As his 76ers and the Raptors have trended in opposite — potentially historic — directions the last two games, it's a record he can no longer avoid either on the eve of a game that could force a winner-take-all Game 7.

"My Orlando team [in 2003] was the eighth seed. No one gives me credit for getting up against the [Detroit] Pistons, who won the title [in 2004]. That was an eighth seed," Rivers said during a lengthy defence of his track record while holding what is, almost always, an insurmountable lead. "I want you to go back and look at that roster. I dare you to go back and look at that roster. And you would say, 'What a hell of a coaching job.' Really."

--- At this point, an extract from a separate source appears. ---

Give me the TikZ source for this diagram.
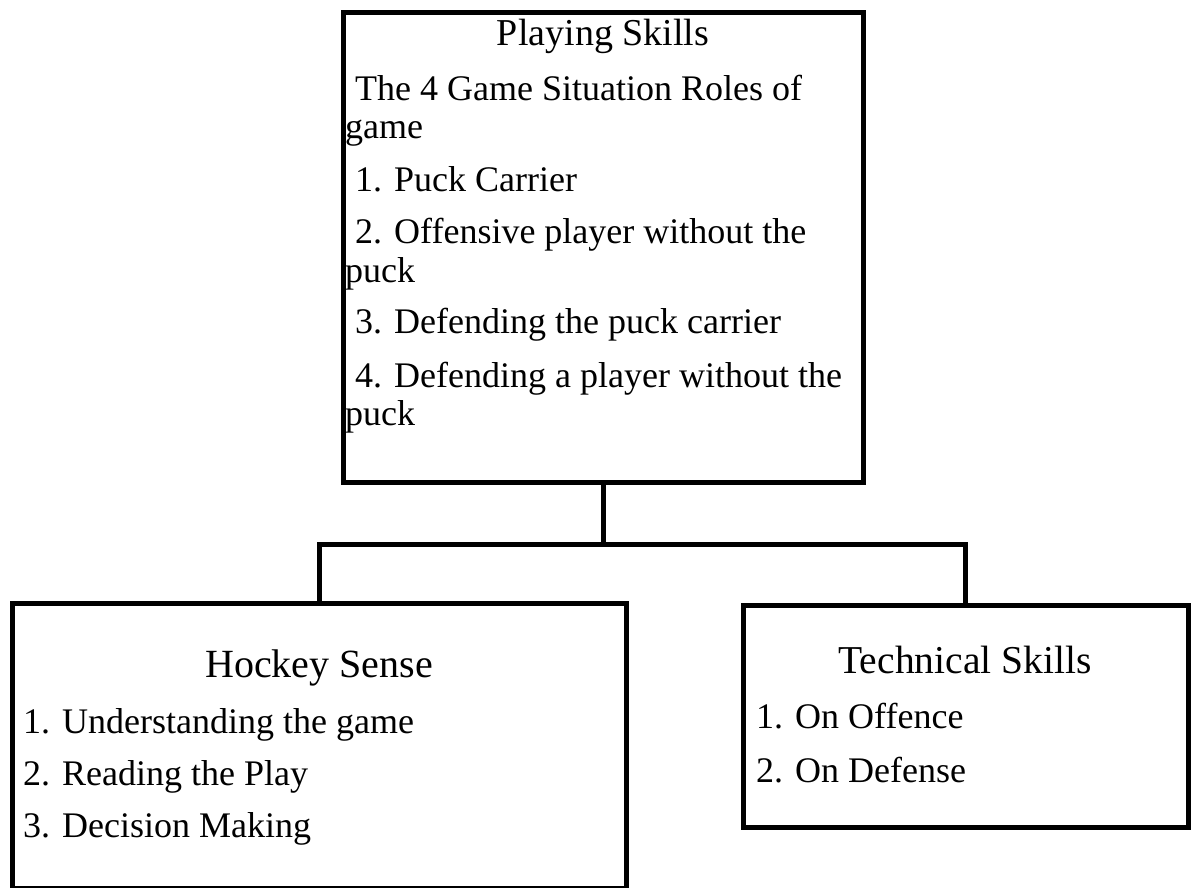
\documentclass[tikz,border=0pt]{standalone}
\usepackage{fontspec}
\setmainfont{Liberation Serif}
\begin{document}
\begin{tikzpicture}[x=1pt,y=-1pt,
  box/.style={draw=black,line width=5pt,fill=white,inner sep=0pt,outer sep=0pt},
  conn/.style={draw=black,line width=5pt},
  ttl/.style={anchor=base,inner sep=0pt,font=\fontsize{38}{42}\selectfont},
  itm/.style={anchor=base west,inner sep=0pt,font=\fontsize{36}{40}\selectfont}]
\useasboundingbox (0,0) rectangle (1195,887);
% boxes
\node[box,minimum width=520pt,minimum height=470pt] (ps) at (603,247) {};
\node[box,minimum width=614pt,minimum height=285pt] (hs) at (319,745.5) {};
\node[box,minimum width=445pt,minimum height=222pt] (ts) at (965.5,716) {};
% connectors
\coordinate (j) at (603,544);
\draw[conn] (ps.south) -- (j);
\draw[conn] (hs.north) |- (j) -| (ts.north);
% Playing Skills
\node[ttl] (pst) at (603,45) {Playing Skills};
\node[itm] (p1) at (355,100) {The 4 Game Situation Roles of};
\node[itm] (p1b) at (345,138) {game};
\node[itm] (p2) at (355,191) {1. Puck Carrier};
\node[itm] (p3) at (355,243) {2. Offensive player without the};
\node[itm] (p3b) at (345,282) {puck};
\node[itm] (p4) at (355,333) {3. Defending the puck carrier};
\node[itm] (p5) at (355,387) {4. Defending a player without the};
\node[itm] (p5b) at (345,425) {puck};
% Hockey Sense
\node[ttl,font=\fontsize{40}{44}\selectfont] (hst) at (319,677) {Hockey Sense};
\node[itm] (h1) at (23,733) {1. Understanding the game};
\node[itm] (h2) at (23,785) {2. Reading the Play};
\node[itm] (h3) at (23,837) {3. Decision Making};
% Technical Skills
\node[ttl,font=\fontsize{39.5}{44}\selectfont] (tst) at (965,673) {Technical Skills};
\node[itm] (t1) at (756,728) {1. On Offence};
\node[itm] (t2) at (756,782) {2. On Defense};
\end{tikzpicture}
\end{document}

"I mean, the Clipper team [in 2015] that we lost 3-1, Chris Paul didn't play in the first two games, and was playing on one leg, and we didn't have home court. And then the last one [when the Clippers lost to the Denver Nuggets in 2020], to me, is the one we blew. That's the one I took. We blew that. And that was in the bubble. And anything can happen in the bubble. There's no home court. Game 7 would have been in L.A."

Rivers' assessment is not, entirely, revisionist history.

In 2003, his Orlando Magic were the eighth seed in the Eastern Conference facing a Detroit Pistons club that did make the Conference Finals and, eventually, go on to win the NBA title the following season. But, in their losses, the Magic fell short by an average of 18.25 points, underscoring how they never really came close to closing out the Pistons.

Similarly, in 2015, the Clippers were derailed by an injury to Chris Paul. But the team's loss in Game 6 of that series against the Houston Rockets, when they still held a 3-2 series lead and were in control with a 19-point edge in the middle of the third quarter, was widely seen as a debacle. The Clippers never recovered, and the misstep largely marked the end of their Lob City era in Los Angeles.

"It just happens," Rivers said. "So I would say with me, some of them is...I gotta do better always. I always take my own responsibility. And then some of it is, circumstances happen. This one, let's win it, and we don't have to talk about it."

Whatever the justifications, revisionist or otherwise, of how Rivers' teams faltered while holding 3-1 leads, the tone of his defence — that he felt the need to defend his history at all — stands in stark contrast to the mindset of Raptors head coach Nick Nurse heading into Game 6.

"We talked about it a little bit, being down 3-0," Nurse said on Wednesday. "If somebody could do it, it'd be us. They were in that meeting when I said that. However, I don't think they're really seeing that part of it at all right now. I think they're just trying to figure out where they can play the best at both ends, how they're fitting in, and all that stuff.

"We've got some guys I think that the confidence is growing. OG [Anunoby] for one, he's really playing composed. Gary [Trent Jr.], Precious [Achiuwa], Thad [Young], Chris [Boucher] is chipping in with what he does.

"So there's some confidence growing with some of those guys and that's what we needed to have happen to get in this series."